Although Vermont is the only state in the nation with authority over its nuclear facilities, the debate is being closely followed by other states like New York that want more say over whether to continue running older plants.
"We have strong arguments to make on appeal. The district court's decision improperly limits the State's legitimate role in deciding whether Vermont Yankee should operate in Vermont beyond March 21, 2012," Attorney General William H. Sorrell said in a statement on Saturday.
"The court's undue reliance on the discussions among our citizen legislators, expert witnesses, advocates, and their constituents has the potential to chill legislative debates in the future. Left unchallenged, this decision could make it harder for ordinary Vermonters to clearly state their views in future legislative hearings," Sorrell said.
The Second Circuit Court of Appeals in New York City will hear the appeal, he said.
While debate over the safety of nuclear energy has intensified since last year's Fukushima disaster in Japan, the battle over Vermont Yankee goes back several years.
In February 2010, the Vermont Senate, then headed by now Governor Shumlin, voted 26-4 against authorizing the Public Service Board to issue a certificate of public good that the state required in order to keep the 620-megawatt plant running.
But last year, U.S. Nuclear Regulatory Commission (NRC) -- which has authority over the nation's nuclear fleet - extended Vermont Yankee's original 40-year operating license for another 20 years until 2032.

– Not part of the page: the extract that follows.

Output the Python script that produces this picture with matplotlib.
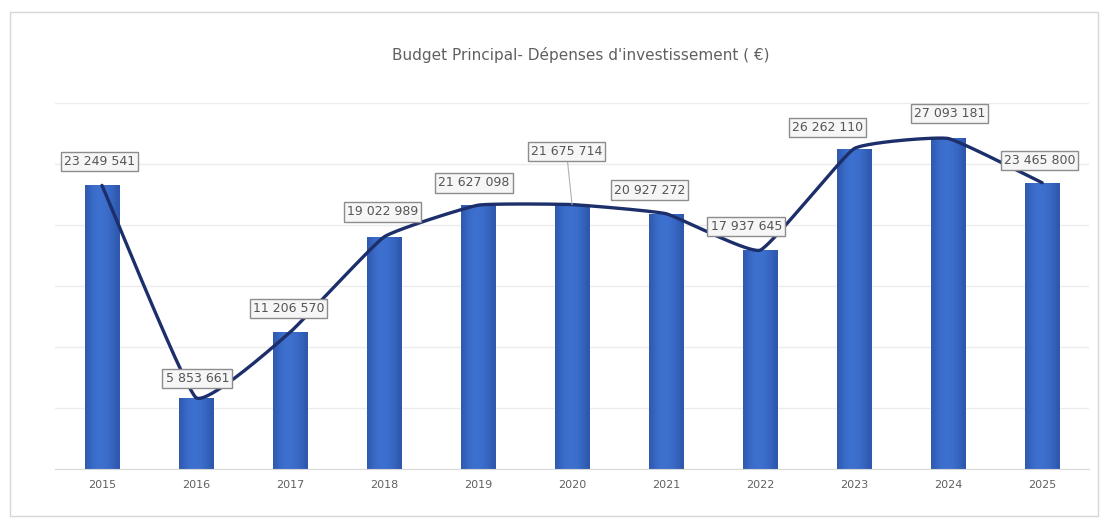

"We as a state have had many important and legitimate concerns with Entergy Louisiana and its operation of Vermont Yankee that are not reflected in (Murtha's) opinion," Shumlin said in a statement on Saturday. "I support the Attorney General's work in getting a positive result on appeal."
STATUS CONFERENCE MARCH 9
Judge Murtha blocked the state from shutting the reactor before March 21, but required Entergy to seek the certificate of public good from the Board. Entergy has now filed for that certificate, which would extend operations another 20 years.
New Orleans-based Entergy Corp, the country's second-biggest nuclear power operator, said on Saturday it was ready to respond to the appeal and committed to ensuring the plant, which employs 600 people, continues to generate power.
The Public Service Board has scheduled a status conference on the Vermont Yankee case for March 9, according to state utility regulators.
In its filing with the Public Service Board, Entergy said the Board already "has a fully sufficient record, without taking any additional evidence, to issue a decision either amending the existing certificate of public good or issuing a new one to authorize operation of Vermont Yankee for twenty years."
Entergy originally filed with the Board in 2008 and hearings were held in 2009 before the state senate voted in 2010 to stop the Board from deciding on the certificate.
The Public Service Board is a quasi judicial board that supervises rates, quality of service and financial management of the state's utilities, including Vermont Yankee.
In his January 19 decision, Judge Murtha ruled the state laws were preempted by the Federal Atomic Energy Act because the state laws were enacted with radiological safety concerns in mind. The safety of nuclear power is a federal issue, not a state issue.
One state act required legislative approval for continued operation of the plant after March 21, 2012 before the Public Service Board could decide to grant a certificate of public good.
The state gained authority over the plant in 2002, when Entergy bought it from New England utilities and agreed to seek a new certificate of public good if it decided to run the plant beyond March 2012 when its first license expired.
Other states like New York are keen to have that kind of power over the state's nuclear plants.
New York Governor Andrew Cuomo wants to shut Entergy's 2,063-MW Indian Point plant in part because it is located within the heavily populated New York metropolitan area just 45 miles north of Manhattan. Entergy hopes to keep running the two reactors for another 20 years after their federal operating licenses expire in 2013 and 2015.